AFTER substantial losses, Royal Bank of Scotland has announced plans to sell assets and further reduce its investment banking business to appease regulators and its biggest shareholder, the British government.
The bank said it planned to sell a stake in the Citizens Financial Group, the US lender it bought in 1988, through an initial public offering in two years. It also said it would continue to reduce its investment banking operations by cutting risky assets and eliminating jobs. The moves are intended to help bolster capital and refocus operations, part of a multi-year turnaround effort initiated by Stephen Hester, the bank's chief executive.
Royal Bank of Scotland "is four years into its recovery plan, and good progress has been made", Mr Hester said. "We are a much smaller, more focused and stronger bank. Our target is for 2013 to be the last big year of restructuring."
Like many rivals, Royal Bank of Scotland is struggling with the legacy of the financial crisis and legal issues. On Thursday, it reported a bigger than expected loss, tied partly to its legal troubles.
The bank, in which the British government holds an 82 per cent stake after a bailout in 2008, posted a net loss of £5.97 billion in 2012, much larger than the £2 billion loss recorded in 2011. Analysts had expected a loss of £5.1 billion.
The rising losses reflect the bank's regulatory and legal problems.

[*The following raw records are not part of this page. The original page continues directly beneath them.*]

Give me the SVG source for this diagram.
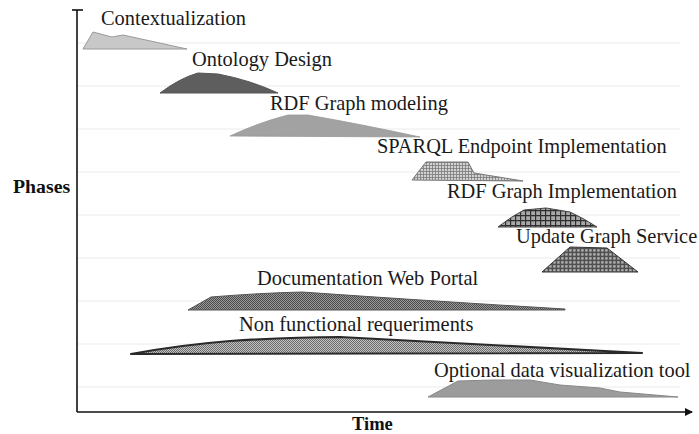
<svg xmlns="http://www.w3.org/2000/svg" width="699" height="434" viewBox="0 0 699 434">
<style>
.lbl{font-family:"Liberation Serif","Times New Roman",serif;font-size:20.4px;fill:#1a1a1a}
.ax{font-family:"Liberation Serif","Times New Roman",serif;font-weight:bold;fill:#111}
.grid{stroke:#ececec;stroke-width:1.2;fill:none}
.axis{stroke:#111;stroke-width:1.6;fill:none}
</style>
<defs>
<pattern id="pSparql" width="3" height="3" patternUnits="userSpaceOnUse">
<rect width="3" height="3" fill="#d2d2d2"/>
<path d="M0 0.5H3M0.5 0V3" stroke="#7a7a7a" stroke-width="0.8"/>
</pattern>
<pattern id="pRdfImpl" width="5" height="5" patternUnits="userSpaceOnUse">
<rect width="5" height="5" fill="#a8a8a8"/>
<path d="M0 0.6H5M0.6 0V5" stroke="#2e2e2e" stroke-width="1.2"/>
</pattern>
<pattern id="pUpdate" width="4" height="4" patternUnits="userSpaceOnUse">
<rect width="4" height="4" fill="#505050"/>
<rect x="1.2" y="1.2" width="2.4" height="2.4" fill="#b4b4b4"/>
</pattern>
<pattern id="pDoc" width="2" height="2" patternUnits="userSpaceOnUse">
<rect width="2" height="2" fill="#9a9a9a"/>
<rect width="1" height="1" fill="#4a4a4a"/>
<rect x="1" y="1" width="1" height="1" fill="#4a4a4a"/>
</pattern>
<pattern id="pNon" width="2" height="2" patternUnits="userSpaceOnUse">
<rect width="2" height="2" fill="#c4c4c4"/>
<rect width="1" height="1" fill="#6a6a6a"/>
<rect x="1" y="1" width="1" height="1" fill="#6a6a6a"/>
</pattern>
<marker id="arr" markerWidth="8" markerHeight="8" refX="7" refY="4" orient="auto" markerUnits="userSpaceOnUse">
<path d="M0 0L8 4L0 8Z" fill="#111"/>
</marker>
</defs>
<g id="grid">
<path class="grid" d="M78 43H680M78 86H680M78 129H680M78 172H680M78 215H680M78 258H680M78 301H680M78 344H680M78 387H680"/>
</g>
<g id="axes">
<path class="axis" d="M77 10V412"/>
<path class="axis" d="M72 10H83"/>
<path class="axis" d="M77 412H692" marker-end="url(#arr)"/>
<text class="ax" x="13" y="193" font-size="19.8">Phases</text>
<text class="ax" x="352" y="430" font-size="18.5">Time</text>
</g>
<g id="contextualization">
<polygon points="83,49 93,32 112,37 123,35 187,49" fill="#c8c8c8" stroke="#9a9a9a" stroke-width="1"/>
<text class="lbl" x="101" y="25">Contextualization</text>
</g>
<g id="ontology-design">
<path d="M160,93 Q180,78 198,73 L218,74 Q250,80 278,93 Z" fill="#5e5e5e" stroke="#555" stroke-width="1"/>
<text class="lbl" x="192" y="66">Ontology Design</text>
</g>
<g id="rdf-graph-modeling">
<path d="M230,136 Q260,122 288,115 L308,115 Q360,124 420,137 Z" fill="#a2a2a2" stroke="#999" stroke-width="0.8"/>
<text class="lbl" x="270" y="110">RDF Graph modeling</text>
</g>
<g id="sparql-endpoint">
<polygon points="412,180 426,162 468,162 474,173 523,181" fill="url(#pSparql)" stroke="#777" stroke-width="1"/>
<text class="lbl" x="377" y="153">SPARQL Endpoint Implementation</text>
</g>
<g id="rdf-graph-implementation">
<path d="M498,227 Q512,216 524,210 L546,208 L570,212 Q585,219 597,227 Z" fill="url(#pRdfImpl)" stroke="#444" stroke-width="1"/>
<text class="lbl" x="447" y="198">RDF Graph Implementation</text>
</g>
<g id="update-graph-service">
<polygon points="542,272 570,247 607,248 638,272" fill="url(#pUpdate)" stroke="#333" stroke-width="1"/>
<text class="lbl" x="516" y="243">Update Graph Service</text>
</g>
<g id="documentation-web-portal">
<path d="M188,310 L211,297 Q260,293 302,292 Q430,301 565,309 L565,310 Z" fill="url(#pDoc)" stroke="#555" stroke-width="1"/>
<text class="lbl" x="257" y="285">Documentation Web Portal</text>
</g>
<g id="non-functional">
<path d="M131,354 Q180,345 230,341 Q290,337 340,337 Q400,340 642,353 Z" fill="url(#pNon)" stroke="#2a2a2a" stroke-width="2.2" stroke-linejoin="round"/>
<text class="lbl" x="239" y="331">Non functional requeriments</text>
</g>
<g id="optional-visualization">
<polygon points="428,397 458,381 493,380 530,380 560,385 600,388 620,392 678,397" fill="#9c9c9c" stroke="#888" stroke-width="1"/>
<text class="lbl" x="434" y="377">Optional data visualization tool</text>
</g>
</svg>
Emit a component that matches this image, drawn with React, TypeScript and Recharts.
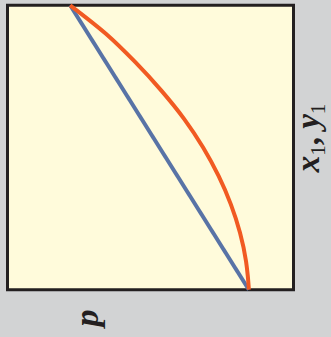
import { LineChart, Line, XAxis, YAxis, ReferenceArea, Customized } from "recharts";

// rotated p–x–y diagram: p runs right-to-left, mole fraction bottom-to-top
const bubbleX1 = [0, 1];
const bubbleP = [0.156, 0.781];

const dewY1 = [0, 0.05, 0.1, 0.2, 0.3, 0.4, 0.5, 0.6, 0.7, 0.8, 0.9, 1];
const dewP = [0.156, 0.16, 0.166, 0.187, 0.219, 0.262, 0.316, 0.382, 0.462, 0.553, 0.656, 0.781];

const bubbleData = bubbleX1.map((v, i) => ({ x1: v, p: bubbleP[i] }));
const dewData = dewY1.map((v, i) => ({ x1: v, p: dewP[i] }));

const W = 331;
const H = 337;

const labelFont = "'Liberation Serif', 'DejaVu Serif', serif";

function AxisLabels() {
  return (
    <g fill="#231f20" fontFamily={labelFont}>
      <text transform="translate(319,138) rotate(-90)" textAnchor="middle">
        <tspan fontSize={33} fontWeight="bold" fontStyle="italic">x</tspan>
        <tspan fontSize={21} dy={6}>1</tspan>
        <tspan fontSize={33} dy={-6} fontWeight="bold">, </tspan>
        <tspan fontSize={33} fontWeight="bold" fontStyle="italic">y</tspan>
        <tspan fontSize={21} dy={6}>1</tspan>
      </text>
      <text
        transform="translate(98,318) rotate(-90)"
        textAnchor="middle"
        fontSize={34}
        fontWeight="bold"
        fontStyle="italic"
      >
        p
      </text>
    </g>
  );
}

export default function App() {
  return (
    <div style={{ position: "absolute", left: 0, top: 0, width: W, height: H, background: "#d2d3d4" }}>
      <LineChart width={W} height={H} margin={{ top: 5.3, right: 37.5, left: 7.5, bottom: 47.3 }}>
        <XAxis type="number" dataKey="p" domain={[0, 1]} reversed hide />
        <YAxis type="number" dataKey="x1" domain={[0, 1]} hide />
        <ReferenceArea x1={0} x2={1} y1={0} y2={1} fill="#fffbdb" fillOpacity={1} stroke="#231f20" strokeWidth={3} />
        <Line
          data={bubbleData}
          dataKey="x1"
          type="linear"
          stroke="#5873a6"
          strokeWidth={4}
          dot={false}
          isAnimationActive={false}
        />
        <Line
          data={dewData}
          dataKey="x1"
          type="monotoneY"
          stroke="#f15a22"
          strokeWidth={4}
          dot={false}
          isAnimationActive={false}
        />
        <Customized component={AxisLabels} />
      </LineChart>
    </div>
  );
}
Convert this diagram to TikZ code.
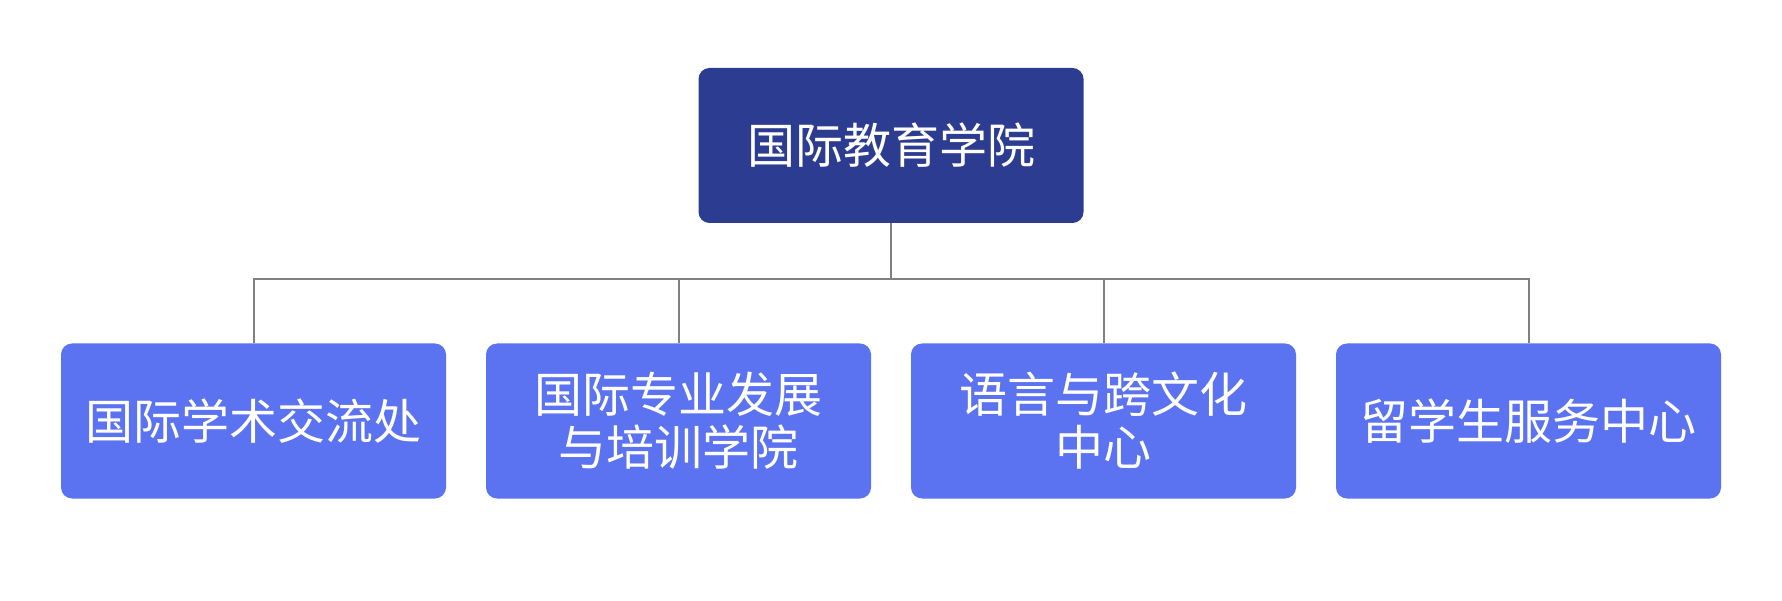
\documentclass[tikz,border=0pt]{standalone}
\usepackage{fontspec}
\newfontfamily\cjk{Noto Sans CJK SC}
\definecolor{topblue}{HTML}{2C3C91}
\definecolor{subblue}{HTML}{5B73F0}
\definecolor{linegray}{HTML}{808080}
\begin{document}
\begin{tikzpicture}[
        x=1pt, y=1pt,
        every node/.style={rounded corners=11pt, minimum width=385pt, minimum height=155pt, inner sep=0pt,
            text=white, align=center, font=\cjk\fontsize{48}{53}\selectfont},
        top/.style={fill=topblue},
        sub/.style={fill=subblue},
        ln/.style={draw=linegray, line width=2pt},
    ]
    \useasboundingbox (0,0) rectangle (1782,600);

    \node[top](root) at (891,454.5) {国际教育学院};
    \node[sub](c1) at (253.5,179) {国际学术交流处};
    \node[sub](c2) at (678.5,179) {国际专业发展\\与培训学院};
    \node[sub](c3) at (1103.5,179) {语言与跨文化\\中心};
    \node[sub](c4) at (1528.5,179) {留学生服务中心};

    \coordinate (bus) at (891,321);

    \draw[ln] (root.south) -- (bus);
    \draw[ln] (c1.north) -- (c1.north |- bus) -- (c4.north |- bus) -- (c4.north);
    \draw[ln] (c2.north) -- (c2.north |- bus);
    \draw[ln] (c3.north) -- (c3.north |- bus);
\end{tikzpicture}
\end{document}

Royal Bank of Scotland said that it had set aside an additional £1.1 billion to compensate clients to whom it had improperly sold insurance products, bringing the total provision to £2.2 billion. The bank, which is based in Edinburgh, agreed this year to pay $US612 million ($A597 million) to British and US authorities to settle accusations of rate-rigging.
Eager to get back some of the £45.5 billion it invested in Royal Bank of Scotland, the British government recently increased pressure on the bank's management to expedite the reorganisation.